Shona sculptor cooperatives & community funds receive a share (42% also for the maker of the Bird); a portion of the proceeds supports the preservation of the World Heritage Site.
Most sensitive areas: the Zimbabwe Bird as a protected national symbol (reproduce only with consent), the dignified portrayal of the artisan (master craftsman, never “labour slave”), and the correct, clear narrative of the colonial denial (fact, not opinion) — as well as the honest labeling that this is an archetype figure is.
Sources to observe
Sources
- Great Zimbabwe was built by the Shona-speaking ancestors of today's Shona — documented through archaeology, orality & cultural continuity; the builders are individually nameless. sciencenewstoday.org: The Great Zimbabwe Ruins' Original Builders.
- The massive conical tower (~10 m, solid) as a possible symbol of granary/prosperity; curving, symbolic architecture. sciencenewstoday.org: Great Zimbabwe, Stone City of Africa.
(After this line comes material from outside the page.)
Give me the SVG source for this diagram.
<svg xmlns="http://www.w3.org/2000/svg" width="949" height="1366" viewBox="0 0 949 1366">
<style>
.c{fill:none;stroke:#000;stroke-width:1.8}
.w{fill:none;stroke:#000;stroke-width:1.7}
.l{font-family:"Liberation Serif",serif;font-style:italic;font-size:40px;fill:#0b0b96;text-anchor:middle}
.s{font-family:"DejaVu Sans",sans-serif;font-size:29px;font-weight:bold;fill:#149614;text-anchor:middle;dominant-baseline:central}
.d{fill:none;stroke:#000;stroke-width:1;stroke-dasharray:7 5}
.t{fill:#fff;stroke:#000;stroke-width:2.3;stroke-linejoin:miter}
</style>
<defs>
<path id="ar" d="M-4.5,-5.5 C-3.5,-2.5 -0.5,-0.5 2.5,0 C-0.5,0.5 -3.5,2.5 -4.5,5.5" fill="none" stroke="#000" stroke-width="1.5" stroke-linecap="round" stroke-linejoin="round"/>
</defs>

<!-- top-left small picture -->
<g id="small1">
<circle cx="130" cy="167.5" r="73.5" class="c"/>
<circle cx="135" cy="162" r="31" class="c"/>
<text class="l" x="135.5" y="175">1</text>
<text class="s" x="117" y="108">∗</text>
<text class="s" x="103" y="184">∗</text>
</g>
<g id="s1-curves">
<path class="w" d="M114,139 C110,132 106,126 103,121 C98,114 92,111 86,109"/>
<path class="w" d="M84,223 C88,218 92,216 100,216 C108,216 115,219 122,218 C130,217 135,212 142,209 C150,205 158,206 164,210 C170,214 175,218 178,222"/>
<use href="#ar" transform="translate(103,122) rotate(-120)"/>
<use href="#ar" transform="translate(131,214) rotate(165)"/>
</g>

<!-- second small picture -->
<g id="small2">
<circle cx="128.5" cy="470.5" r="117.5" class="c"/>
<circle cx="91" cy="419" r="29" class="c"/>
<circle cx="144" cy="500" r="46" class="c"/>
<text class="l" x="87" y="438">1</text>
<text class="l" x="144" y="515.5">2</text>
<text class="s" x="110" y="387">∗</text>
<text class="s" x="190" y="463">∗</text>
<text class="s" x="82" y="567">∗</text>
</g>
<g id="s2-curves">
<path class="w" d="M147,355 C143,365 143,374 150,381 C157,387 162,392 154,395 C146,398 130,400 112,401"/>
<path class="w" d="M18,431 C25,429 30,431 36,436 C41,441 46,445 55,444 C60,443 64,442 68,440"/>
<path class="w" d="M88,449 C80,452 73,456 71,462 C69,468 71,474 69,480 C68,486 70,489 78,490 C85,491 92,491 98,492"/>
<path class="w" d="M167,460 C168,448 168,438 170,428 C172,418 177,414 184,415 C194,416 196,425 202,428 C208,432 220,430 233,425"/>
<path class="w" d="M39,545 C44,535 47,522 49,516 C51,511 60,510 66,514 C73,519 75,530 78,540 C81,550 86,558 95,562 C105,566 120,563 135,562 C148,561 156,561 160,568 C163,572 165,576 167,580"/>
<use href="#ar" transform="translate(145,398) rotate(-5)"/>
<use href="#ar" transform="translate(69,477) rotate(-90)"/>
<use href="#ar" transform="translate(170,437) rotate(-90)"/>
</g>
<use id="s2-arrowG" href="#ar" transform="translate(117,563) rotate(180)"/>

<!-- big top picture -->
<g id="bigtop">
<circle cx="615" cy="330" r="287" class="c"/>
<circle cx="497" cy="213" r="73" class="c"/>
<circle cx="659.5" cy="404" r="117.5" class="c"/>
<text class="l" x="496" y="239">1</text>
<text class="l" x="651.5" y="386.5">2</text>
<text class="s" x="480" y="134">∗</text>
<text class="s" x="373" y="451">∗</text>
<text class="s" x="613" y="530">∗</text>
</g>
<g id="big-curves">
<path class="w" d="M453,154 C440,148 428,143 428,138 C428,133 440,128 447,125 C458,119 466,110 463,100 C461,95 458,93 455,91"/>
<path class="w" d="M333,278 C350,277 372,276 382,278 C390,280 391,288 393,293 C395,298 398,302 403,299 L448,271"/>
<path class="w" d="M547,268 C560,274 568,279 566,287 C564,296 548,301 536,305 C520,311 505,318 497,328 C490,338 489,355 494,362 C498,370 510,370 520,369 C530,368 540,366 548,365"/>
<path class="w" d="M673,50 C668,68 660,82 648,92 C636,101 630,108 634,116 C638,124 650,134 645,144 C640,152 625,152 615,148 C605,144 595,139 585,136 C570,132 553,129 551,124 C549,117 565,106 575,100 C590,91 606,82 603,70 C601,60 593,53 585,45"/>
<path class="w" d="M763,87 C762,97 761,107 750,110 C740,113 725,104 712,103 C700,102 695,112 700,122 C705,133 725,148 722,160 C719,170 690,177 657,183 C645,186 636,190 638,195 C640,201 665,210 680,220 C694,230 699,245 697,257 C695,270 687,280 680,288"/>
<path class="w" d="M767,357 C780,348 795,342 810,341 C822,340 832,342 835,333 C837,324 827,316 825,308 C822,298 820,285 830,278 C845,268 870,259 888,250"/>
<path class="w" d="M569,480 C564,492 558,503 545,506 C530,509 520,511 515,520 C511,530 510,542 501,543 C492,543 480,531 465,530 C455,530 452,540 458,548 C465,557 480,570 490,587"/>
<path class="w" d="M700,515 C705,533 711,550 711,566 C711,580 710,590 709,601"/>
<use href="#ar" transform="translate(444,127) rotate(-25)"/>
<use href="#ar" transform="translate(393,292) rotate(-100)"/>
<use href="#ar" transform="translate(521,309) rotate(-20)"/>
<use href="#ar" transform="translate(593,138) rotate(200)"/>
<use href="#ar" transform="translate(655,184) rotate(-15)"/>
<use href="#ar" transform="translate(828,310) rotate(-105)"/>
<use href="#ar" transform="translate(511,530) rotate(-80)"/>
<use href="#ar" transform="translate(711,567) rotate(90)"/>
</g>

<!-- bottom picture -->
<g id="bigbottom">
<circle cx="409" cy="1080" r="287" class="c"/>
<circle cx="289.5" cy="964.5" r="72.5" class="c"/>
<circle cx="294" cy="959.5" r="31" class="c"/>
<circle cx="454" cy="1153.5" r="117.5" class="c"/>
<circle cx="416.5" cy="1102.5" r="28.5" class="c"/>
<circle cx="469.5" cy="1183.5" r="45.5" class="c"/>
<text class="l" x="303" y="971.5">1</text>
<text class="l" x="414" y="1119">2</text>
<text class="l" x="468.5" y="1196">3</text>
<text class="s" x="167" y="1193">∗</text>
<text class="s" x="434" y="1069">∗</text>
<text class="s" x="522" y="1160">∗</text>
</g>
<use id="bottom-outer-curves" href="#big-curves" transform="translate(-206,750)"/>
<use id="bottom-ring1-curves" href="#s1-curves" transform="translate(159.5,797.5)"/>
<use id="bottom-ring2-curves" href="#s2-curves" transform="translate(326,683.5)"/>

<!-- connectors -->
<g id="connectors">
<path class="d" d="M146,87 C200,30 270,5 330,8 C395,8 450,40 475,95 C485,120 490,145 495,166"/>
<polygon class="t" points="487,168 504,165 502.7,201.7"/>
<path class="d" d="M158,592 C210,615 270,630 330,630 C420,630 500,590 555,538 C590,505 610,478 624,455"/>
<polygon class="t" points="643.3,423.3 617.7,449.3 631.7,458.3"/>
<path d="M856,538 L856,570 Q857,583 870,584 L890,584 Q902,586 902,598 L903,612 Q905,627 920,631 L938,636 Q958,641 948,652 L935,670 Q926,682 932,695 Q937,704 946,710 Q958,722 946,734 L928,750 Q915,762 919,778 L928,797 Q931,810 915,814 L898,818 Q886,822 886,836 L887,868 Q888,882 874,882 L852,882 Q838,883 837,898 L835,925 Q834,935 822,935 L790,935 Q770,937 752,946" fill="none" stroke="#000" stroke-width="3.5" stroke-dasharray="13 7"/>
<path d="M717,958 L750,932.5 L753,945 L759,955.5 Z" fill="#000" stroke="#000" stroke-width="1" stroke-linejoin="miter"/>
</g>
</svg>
- Early foreign theories refuted; locally quarried granite & dry-stone technique; builders = ancestors of the Shona, Bantu speakers. tvi.show: The Builders of the Great Enclosure.
- (Context: significance & location in Masvingo; national symbol of pride.) zimbabwetravelhub.com: Great Zimbabwe Ruins Guide.
- Largest stone structure south of the Sahara; Great Enclosure (wall up to 11 m, perimeter ~250 m), ~900,000 granite blocks, without mortar; up to ~18,000 inhabitants in the 14th c. afrodeities.org: Great Zimbabwe — Who Really Built It.
- "Dzimbabwe" = "House of Stone"; construction from ~1100, heyday 1200–1450; name & bird national symbols from 1980. zimbabwetravelhub.com; avacarts.com.
- Eight soapstone Zimbabwe birds (~40 cm) on columns, signs of royal/spiritual power; five were looted during the colonial era. avacarts.com: History of Zimbabwe Shona Stone Sculpturing; thinkafrica.net.
- Trade in gold, ivory; routes via Sofala & Kilwa as far as India/China; imported porcelain, glass, beads found on site. thinkafrica.net: Kingdom of Zimbabwe; mysticryst.com.
- Colonial denial (Sheba, Solomon, Phoenicians) out of racist reluctance; radiocarbon, soapstone birds, danga granite & pottery prove Shona authorship. thingsevolve.substack.com: Great Ruins of Zimbabwe.